Question:

I have just read your web page:  Understanding the Tetragrammaton: Pronouncing YHWH.

If your conclusion is accurate, then we should not be using the name Jesus, correct?  To apply your conclusion or principle to YHWH, consistency and accuracy being paramount with me, means that the use of Jesus it wrong too.  We should be using Yeshua or Yahshua.

Isn’t the name Jehovah and Jesus the English translation of earlier languages?

Why is it that we have the correct vowel sounds for Yeshua or Yahshua but not for YHWH?

What are your thoughts on the word “stauros” when referring to the crucifixion?


Answer:

At the end of brother Longhenry's article you will find that the last paragraph acknowledges that Jehovah has become one of the English names for God. While the word entered our language through misunderstanding and mispronunciation, it is not wrong to use the word because its meaning is a reference to the Hebrew word יחוח.

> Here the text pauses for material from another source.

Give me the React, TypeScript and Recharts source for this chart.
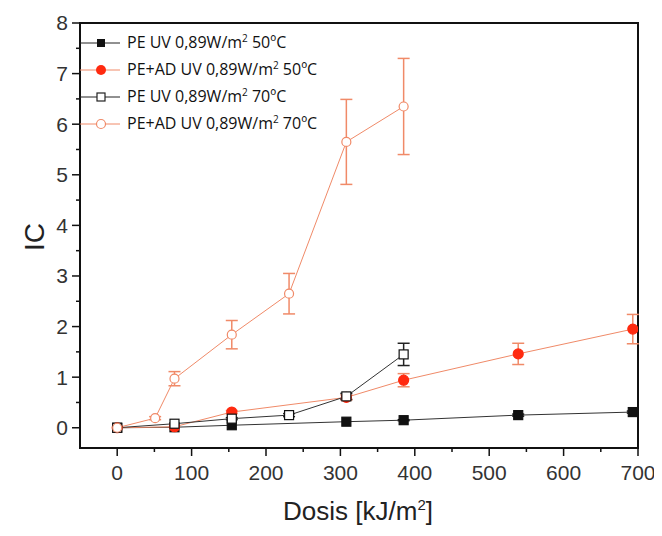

We use Jesus because that is the English transliteration of the Greek spelling of his name. The New Testament was recorded in Greek, not Hebrew. Now, if you wanted to make an argument that we needed to pronounce the name as they did in Greek, you might be making a point for consistency, but you're not. And we would go back to the same point made earlier, the name Jesus is an English word referring to the Greek word Ιησουν.

The Greek words referring to what Jesus hung upon are stauros and xulon.

"In secular Greek stauros denotes a "pole," or a "pile," such as is used in foundations. The term is also used of a "fence, stake," or a "tent peg"; however, it also refers to a "cross" upon which criminals were executed (cf. Liddell-Scott). This is its use in the New Testament.

"Execution by means of crucifixion was employed in Greece, but the practice did not originate there. In all likelihood the Persians invented this means of torture and execution. Later, Alexander the Great, the Phoenicians, and the Carthaginians used this method of punishment. The Romans adopted it from the Carthaginians; however, except in rare cases they seldom executed Roman citizens by crucifixion. Usually only slaves and the most serious criminals, e.g. traitors, perjurers, etc. were crucified." [The Complete Biblical Library, Greek-English Dictionary].

"Classical Greek uses xulon to denote a "tree," a "piece of wood," "timber," etc. As a single piece of wood xulon may represent a variety of forms: "beam, post, or log" (Liddell-Scott). Moreover, xulon can refer to anything made of wood, including objects of punishment, such as "stocks, clubs, gallows, stakes," etc. ... A distinctive New Testament use of xulon is its reference to "cross." In each instance where this occurs it is used exclusively of the cross upon which Jesus was crucified." [The Complete Biblical Library, Greek-English Dictionary].

The words, independent of context, does not tell us exactly what is being referred to. Stauros only means we are referring to wooden poles, or logs, or something constructed of wooden poles. Xulon only means we are referring to something made of wood. The fact that it was used in the context of the execution method employed by the Romans in that era that tells us to which object we are referring. Other historical documents, written in Greek, also use stauros to refer to a cross for crucifixion, so we find no contradiction.